▸ BRIEF:
Reproduce the listing exactly and skip over any pictures.

▸ INFORMATION SHOWN:

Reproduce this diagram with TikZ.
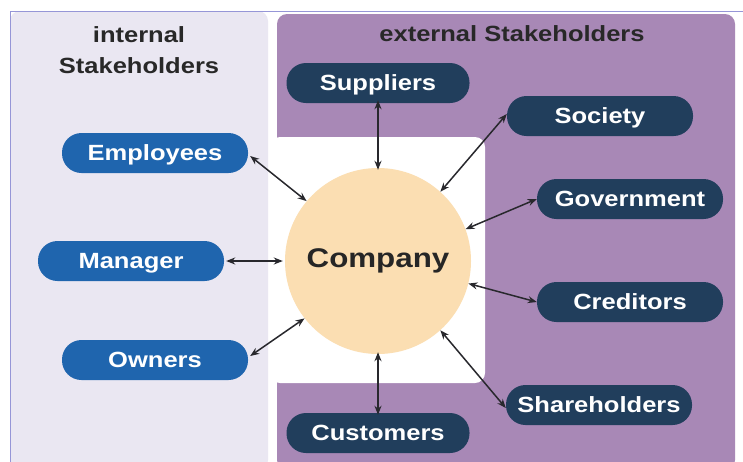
\documentclass[tikz,border=0pt]{standalone}
\usepackage{fontspec}
\setmainfont[FakeStretch=1.16]{Liberation Sans}
\usetikzlibrary{arrows.meta}
\definecolor{panelL}{RGB}{234,231,242}
\definecolor{panelR}{RGB}{168,136,182}
\definecolor{frameC}{RGB}{150,150,215}
\definecolor{pillBlue}{RGB}{31,101,174}
\definecolor{pillNavy}{RGB}{33,62,92}
\definecolor{compC}{RGB}{251,222,178}
\definecolor{headC}{RGB}{40,40,40}
\definecolor{arrC}{RGB}{40,40,45}
\tikzset{
  pill/.style={rectangle, rounded corners=19.5pt, minimum width=186pt, minimum height=40pt,
    inner sep=0pt, text height=15.8pt, text depth=0pt, text=white, font=\fontsize{22}{26}\selectfont\bfseries},
  inpill/.style={pill, fill=pillBlue},
  expill/.style={pill, fill=pillNavy},
  head/.style={text=headC, font=\fontsize{22}{31}\selectfont\bfseries, align=center},
  link/.style={draw=arrC, line width=1.5pt, {Stealth[length=9pt,width=7pt]}-{Stealth[length=9pt,width=7pt]}}
}
\begin{document}
\begin{tikzpicture}[x=1pt,y=-1pt]
\useasboundingbox (0,0) rectangle (743,461);
\fill[white] (0,0) rectangle (743,461);
% panels
\fill[panelL, rounded corners=10pt] (10,11) -- (268,11) -- (268,470) -- (10,470) -- cycle;
\fill[panelR, rounded corners=10pt] (277,14) -- (735,14) -- (735,470) -- (277,470) -- cycle;
\fill[white, rounded corners=10pt] (270,137) rectangle (485,383);
\draw[frameC, line width=1pt] (10,470) -- (10,11) -- (743,11);
% headers
\node[head] (hin) at (139,50) {internal\\Stakeholders};
\node[head] (hex) at (512,34) {external Stakeholders};
% company
\node[circle, fill=compC, minimum size=186pt, inner sep=0pt,
  font=\fontsize{27}{30}\selectfont\bfseries, text=black!85] (comp) at (378,261) {Company};
% internal
\node[inpill] (emp) at (155,153) {Employees};
\node[inpill] (man) at (131,261) {Manager};
\node[inpill] (own) at (155,360) {Owners};
% external
\node[expill, minimum width=183pt] (sup) at (378,83) {Suppliers};
\node[expill] (soc) at (600,116) {Society};
\node[expill] (gov) at (630,199) {Government};
\node[expill] (cre) at (630,302) {Creditors};
\node[expill] (sha) at (599,405) {Shareholders};
\node[expill, minimum width=183pt] (cus) at (378,433) {Customers};
% links
\draw[link] ([shift={(2,3)}]emp.east) -- (comp.140);
\draw[link] ([xshift=2pt]man.east) -- ([xshift=-2pt]comp.180);
\draw[link] ([shift={(2,-4)}]own.east) -- (comp.218);
\draw[link] ([yshift=3]sup.south) -- ([yshift=-2]comp.90);
\draw[link] ([yshift=2]soc.west) -- (comp.48);
\draw[link] (gov.west) -- (comp.20);
\draw[link] (cre.west) -- (comp.-14);
\draw[link] ([yshift=-3]sha.west) -- (comp.-48);
\draw[link] ([yshift=-2]cus.north) -- ([yshift=2]comp.-90);
\end{tikzpicture}
\end{document}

▸ COMPLETE ANSWER:
Reproduce this diagram with TikZ.
\documentclass[tikz,border=0pt]{standalone}
\usepackage{fontspec}
\setmainfont[FakeStretch=1.16]{Liberation Sans}
\usetikzlibrary{arrows.meta}
\definecolor{panelL}{RGB}{234,231,242}
\definecolor{panelR}{RGB}{168,136,182}
\definecolor{frameC}{RGB}{150,150,215}
\definecolor{pillBlue}{RGB}{31,101,174}
\definecolor{pillNavy}{RGB}{33,62,92}
\definecolor{compC}{RGB}{251,222,178}
\definecolor{headC}{RGB}{40,40,40}
\definecolor{arrC}{RGB}{40,40,45}
\tikzset{
  pill/.style={rectangle, rounded corners=19.5pt, minimum width=186pt, minimum height=40pt,
    inner sep=0pt, text height=15.8pt, text depth=0pt, text=white, font=\fontsize{22}{26}\selectfont\bfseries},
  inpill/.style={pill, fill=pillBlue},
  expill/.style={pill, fill=pillNavy},
  head/.style={text=headC, font=\fontsize{22}{31}\selectfont\bfseries, align=center},
  link/.style={draw=arrC, line width=1.5pt, {Stealth[length=9pt,width=7pt]}-{Stealth[length=9pt,width=7pt]}}
}
\begin{document}
\begin{tikzpicture}[x=1pt,y=-1pt]
\useasboundingbox (0,0) rectangle (743,461);
\fill[white] (0,0) rectangle (743,461);
% panels
\fill[panelL, rounded corners=10pt] (10,11) -- (268,11) -- (268,470) -- (10,470) -- cycle;
\fill[panelR, rounded corners=10pt] (277,14) -- (735,14) -- (735,470) -- (277,470) -- cycle;
\fill[white, rounded corners=10pt] (270,137) rectangle (485,383);
\draw[frameC, line width=1pt] (10,470) -- (10,11) -- (743,11);
% headers
\node[head] (hin) at (139,50) {internal\\Stakeholders};
\node[head] (hex) at (512,34) {external Stakeholders};
% company
\node[circle, fill=compC, minimum size=186pt, inner sep=0pt,
  font=\fontsize{27}{30}\selectfont\bfseries, text=black!85] (comp) at (378,261) {Company};
% internal
\node[inpill] (emp) at (155,153) {Employees};
\node[inpill] (man) at (131,261) {Manager};
\node[inpill] (own) at (155,360) {Owners};
% external
\node[expill, minimum width=183pt] (sup) at (378,83) {Suppliers};
\node[expill] (soc) at (600,116) {Society};
\node[expill] (gov) at (630,199) {Government};
\node[expill] (cre) at (630,302) {Creditors};
\node[expill] (sha) at (599,405) {Shareholders};
\node[expill, minimum width=183pt] (cus) at (378,433) {Customers};
% links
\draw[link] ([shift={(2,3)}]emp.east) -- (comp.140);
\draw[link] ([xshift=2pt]man.east) -- ([xshift=-2pt]comp.180);
\draw[link] ([shift={(2,-4)}]own.east) -- (comp.218);
\draw[link] ([yshift=3]sup.south) -- ([yshift=-2]comp.90);
\draw[link] ([yshift=2]soc.west) -- (comp.48);
\draw[link] (gov.west) -- (comp.20);
\draw[link] (cre.west) -- (comp.-14);
\draw[link] ([yshift=-3]sha.west) -- (comp.-48);
\draw[link] ([yshift=-2]cus.north) -- ([yshift=2]comp.-90);
\end{tikzpicture}
\end{document}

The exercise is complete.